Make sure that you simplify the dot product with an eye towards doing the integral!

Show Step 2

Now all we need to do is evaluate the integral.

\[\begin{align*}\int\limits_{C}{{\vec F\centerdot d\vec r}} & = \int_{0}^{2}{{3{t^2}{{\bf{e}}^{2{t^{\,3}}}} - 3{{\bf{e}}^t}\left( {2 - 3t} \right) + {{\bf{e}}^{4t}}\,dt}}\\ & = \left. {\left[ {\frac{1}{2}{{\bf{e}}^{2{t^{\,3}}}} - 3{{\bf{e}}^t}\left( {5 - 3t} \right) + \frac{1}{4}{{\bf{e}}^{4t}}\,dt} \right]} \right|_0^2 = \require{bbox} \bbox[2pt,border:1px solid black]{{\frac{{57}}{4} + 3{{\bf{e}}^2} + \frac{1}{4}{{\bf{e}}^8} + \frac{1}{2}{{\bf{e}}^{16}}}}\end{align*}\]
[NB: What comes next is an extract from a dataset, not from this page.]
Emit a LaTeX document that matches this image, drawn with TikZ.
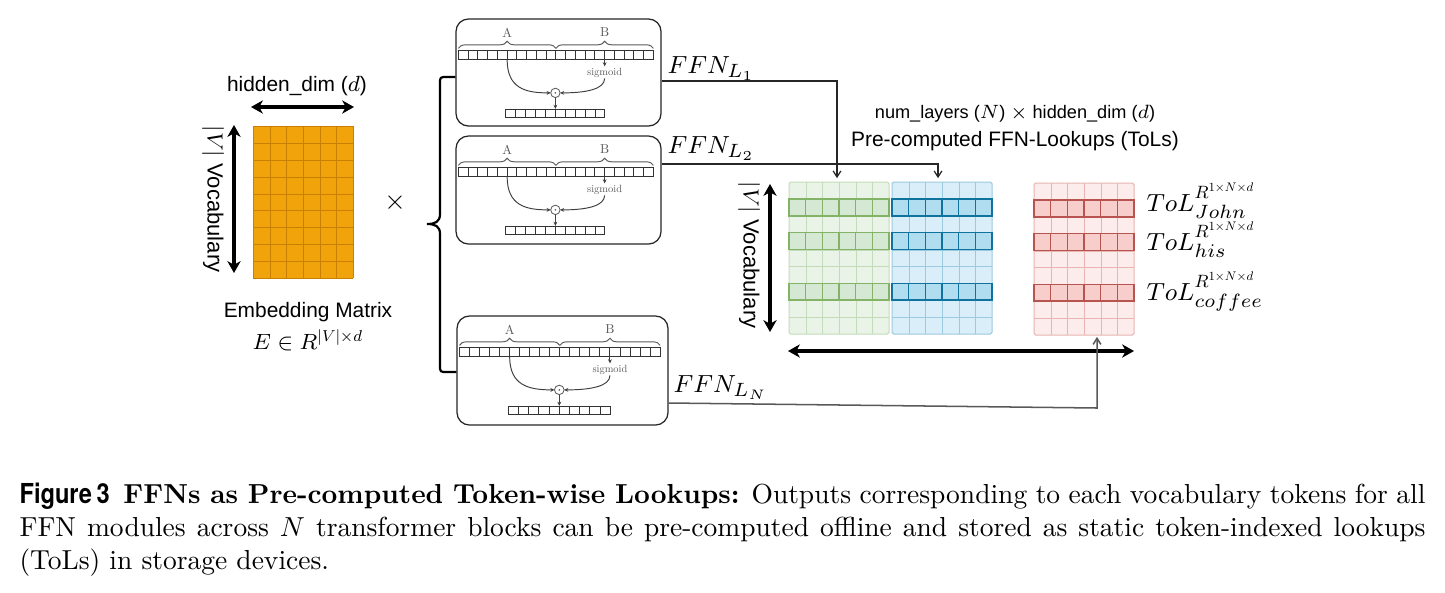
\documentclass[tikz,border=0pt]{standalone}
\usepackage{fontspec}
\usepackage{graphicx}
\usetikzlibrary{arrows.meta,decorations.pathreplacing,fit}
\newfontfamily\arialfont{Liberation Sans}
\newfontfamily\figfont[FakeStretch=0.86]{TeX Gyre Heros}
\definecolor{orfill}{HTML}{F0A30A}
\definecolor{orline}{HTML}{C98000}
\definecolor{gLf}{HTML}{EAF3E8}
\definecolor{gLd}{HTML}{C3DCB7}
\definecolor{gDf}{HTML}{D5E8D4}
\definecolor{gDd}{HTML}{82B366}
\definecolor{bLf}{HTML}{DAEEF9}
\definecolor{bLd}{HTML}{9ACAE0}
\definecolor{bDf}{HTML}{B1DDF0}
\definecolor{bDd}{HTML}{10739E}
\definecolor{rLf}{HTML}{FCECEB}
\definecolor{rLd}{HTML}{E8B5B2}
\definecolor{rDf}{HTML}{F8CECC}
\definecolor{rDd}{HTML}{B85450}
\definecolor{ffngray}{HTML}{5A5A5A}
\newcommand{\tolsup}{\raisebox{0.6pt}{\scalebox{0.72}{$R^{\scalebox{0.7}{$1{\times}N{\times}d$}}$}}}
\tikzset{
  sans/.style={font=\arialfont\fontsize{7.6}{9}\selectfont, inner sep=0},
  sanssmall/.style={font=\arialfont\fontsize{6.6}{8}\selectfont, inner sep=0},
  vocab/.style={font=\arialfont\fontsize{8}{9}\selectfont, inner sep=0, rotate=-90},
  mathlab/.style={font=\fontsize{9.5}{11}\selectfont, inner sep=0, anchor=base west},
  caption/.style={font=\fontsize{10}{12}\selectfont, inner sep=0, anchor=base west},
  bigarrow/.style={line width=1.1pt, arrows={Stealth[length=4.3pt,width=4.8pt,inset=1.3pt]-Stealth[length=4.3pt,width=4.8pt,inset=1.3pt]}},
  conn/.style={draw=black!85, line width=0.45pt, arrows={-Straight Barb[length=2.2pt,width=2.8pt]}, shorten >=1.2pt},
  connN/.style={draw=black!65, line width=0.55pt, arrows={-Straight Barb[length=2.2pt,width=2.8pt]}, shorten >=0.5pt},
  bigbrace/.style={draw=black, line width=0.8pt},
  ffnbox/.style={draw=black!85, line width=0.45pt, rounded corners=4.5pt, inner sep=0},
  cellk/.style={draw=black!80, line width=0.35pt},
  ffnbrace/.style={draw=ffngray, line width=0.35pt, decorate, decoration={brace, amplitude=2.6pt}},
  ffnlab/.style={font=\fontsize{10}{12}\selectfont, text=ffngray, inner sep=0, scale=0.47},
  ffnsig/.style={font=\fontsize{10}{12}\selectfont, text=ffngray, inner sep=0, scale=0.38},
  ffnarr/.style={draw=black!75, line width=0.35pt, arrows={-Stealth[length=1.5pt,width=1.4pt]}},
  ffncirc/.style={draw=ffngray, line width=0.3pt},
  matbox/.style={inner sep=0},
}
\newcommand{\ffninner}{%
  \foreach \kk in {0,...,19} \draw[cellk] ({3+\kk*9.75},32) rectangle ++(9.75,9);
  \draw[ffnbrace] (3,30) -- (100.5,30);
  \draw[ffnbrace] (100.5,30) -- (198,30);
  \node[ffnlab] at (51.75,14) {A};
  \node[ffnlab] at (149.25,14) {B};
  \draw[ffnarr] (51.75,41) .. controls (51.75,70) and (70,74.5) .. (95.3,74.5);
  \draw[ffnarr] (149.25,41) -- (149.25,48);
  \node[ffnsig] at (149.25,55) {sigmoid};
  \draw[ffnarr] (149.25,60) .. controls (149.25,71) and (130,74.5) .. (104.7,74.5);
  \draw[ffncirc] (100,74.5) circle (4.7);
  \fill[ffngray] (100,74.5) circle (0.9);
  \draw[ffnarr] (100,79.2) -- (100,90.5);
  \foreach \kk in {0,...,9} \draw[cellk] ({50.5+\kk*9.9},91) rectangle ++(9.9,8);
}
\newcommand{\tolgrid}[6]{%
  \fill[#3, rounded corners=0.6pt] (#1,#2) rectangle ++(100,152);
  \foreach \ci in {1,...,5} \draw[#4, line width=0.36pt] ({#1+round(\ci*100/6)+0.5},#2) -- ++(0,152);
  \foreach \ri in {1,...,8} \draw[#4, line width=0.36pt] (#1,{#2+round(\ri*152/9)+0.5}) -- ++(100,0);
  \draw[#4, line width=0.36pt, rounded corners=0.6pt] (#1,#2) rectangle ++(100,152);
  \foreach \ri in {1,3,6} {
    \foreach \ci in {0,...,5} \filldraw[fill=#5, draw=#6, line width=0.55pt] ({#1+\ci*100/6},{#2+\ri*152/9}) rectangle ++({100/6},{152/9});
  }
}
\begin{document}
\begin{tikzpicture}[x=0.3636pt,y=-0.3636pt]
\useasboundingbox (0,0) rectangle (1445,592);
\fill[white] (0,0) rectangle (1445,592);

% ---------- embedding matrix ----------
\node[matbox, fit={(253,126) (353,278)}] (emb) {};
\fill[orfill] (253,126) rectangle (353,278);
\foreach \ci in {0,...,6} \draw[orline, line width=0.36pt] ({253+round(\ci*100/6)+0.5},126) -- ++(0,152);
\foreach \ri in {0,...,9} \draw[orline, line width=0.36pt] (253,{126+round(\ri*152/9)+0.5}) -- ++(100,0);

\node[sans] (hd) at (297,86) {hidden\_dim ($d$)};
\coordinate (ha) at (251,107);
\coordinate (hb) at (354,107);
\draw[bigarrow] (ha) -- (hb);
\coordinate (va) at (234,125);
\coordinate (vb) at (234,273);
\draw[bigarrow] (va) -- (vb);
\node[vocab] (voc1) at (213,199) {$|V|$ Vocabulary};
\node[sans] (embt) at (308,312) {Embedding Matrix};
\node[font=\fontsize{8}{10}\selectfont, inner sep=0, anchor=base] (embm) at (308,349) {$E \in R^{\scalebox{0.72}{$|V|{\times}d$}}$};
\node[font=\fontsize{10}{12}\selectfont, inner sep=0] (times) at (395,203) {$\times$};

% ---------- FFN boxes ----------
\node[ffnbox, fit={(456,19) (661,126)}] (ffn1) {};
\node[ffnbox, fit={(456,136) (661,244)}] (ffn2) {};
\node[ffnbox, fit={(457,316) (668,425)}] (ffnN) {};
\begin{scope}[shift={(ffn1.north west)}]\ffninner\end{scope}
\begin{scope}[shift={(ffn2.north west)}]\ffninner\end{scope}
\begin{scope}[shift={(ffnN.north west)}, xscale=1.029]\ffninner\end{scope}

% big brace
\coordinate (bt) at (456,77);
\coordinate (bbot) at (456,372);
\draw[bigbrace] (ffn1.west |- bt) -- (447,77) .. controls (440,77) .. (440,84) -- (440,214)
  .. controls (440,222) and (435,224) .. (427,224)
  .. controls (435,224) and (440,226) .. (440,234) -- (440,365)
  .. controls (440,372) .. (447,372) -- (ffnN.west |- bbot);

% ---------- ToL matrices ----------
\node[matbox, fit={(789,182) (889,334)}] (green) {};
\node[matbox, fit={(892,182) (992,334)}] (blue) {};
\node[matbox, fit={(1034,183) (1134,335)}] (red) {};
\tolgrid{789}{182}{gLf}{gLd}{gDf}{gDd}
\tolgrid{892}{182}{bLf}{bLd}{bDf}{bDd}
\tolgrid{1034}{183}{rLf}{rLd}{rDf}{rDd}

\coordinate (va2) at (770,184);
\coordinate (vb2) at (770,332);
\draw[bigarrow] (va2) -- (vb2);
\node[vocab] (voc2) at (749,255) {$|V|$ Vocabulary};
\coordinate (ba) at (788,351);
\coordinate (bb) at (1134,351);
\draw[bigarrow] (ba) -- (bb);

\node[sanssmall] (nl) at (1015,114) {num\_layers ($N$) $\times$ hidden\_dim ($d$)};
\node[sans] (pc) at (1015,141) {Pre-computed FFN-Lookups (ToLs)};

\node[mathlab] (tol1) at (1146,211) {$ToL^{\tolsup}_{John}$};
\node[mathlab] (tol2) at (1146,250) {$ToL^{\tolsup}_{his}$};
\node[mathlab] (tol3) at (1146,300) {$ToL^{\tolsup}_{coffee}$};

% ---------- connectors ----------
\node[mathlab] (f1) at (667,73) {$FFN_{L_1}$};
\node[mathlab] (f2) at (667,153) {$FFN_{L_2}$};
\node[mathlab] (fN) at (673,392) {$FFN_{L_N}$};
\coordinate (k1) at (837,81);
\draw[conn] (ffn1.east |- k1) -- (k1) -- (k1 |- green.north);
\coordinate (k2) at (938,164);
\draw[conn] (ffn2.east |- k2) -- (k2) -- (k2 |- blue.north);
\coordinate (sN) at (668,403);
\coordinate (kN) at (1097,408);
\draw[connN] (ffnN.east |- sN) -- (kN) -- (kN |- red.south);

% ---------- caption ----------
\node[caption] (cap1) at (19,503) {\hbox to 511.2pt{{\figfont\bfseries Figure\,3}\hspace{0.5em}\textbf{FFNs as Pre-computed Token-wise Lookups:} Outputs corresponding to each vocabulary tokens for all}};
\node[caption] (cap2) at (19,536) {\hbox to 511.2pt{FFN modules across $N$ transformer blocks can be pre-computed offline and stored as static token-indexed lookups}};
\node[caption] (cap3) at (19,569) {(ToLs) in storage devices.};
\end{tikzpicture}
\end{document}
Note that the second term in the integral involved integration by parts (you do recall how to do that right?). We’ll leave the integration by parts details to you to verify and note that we did simplify the results a little bit.

Also, do not get excited about the “messy” answer here! You will get these kinds of answers on occasion.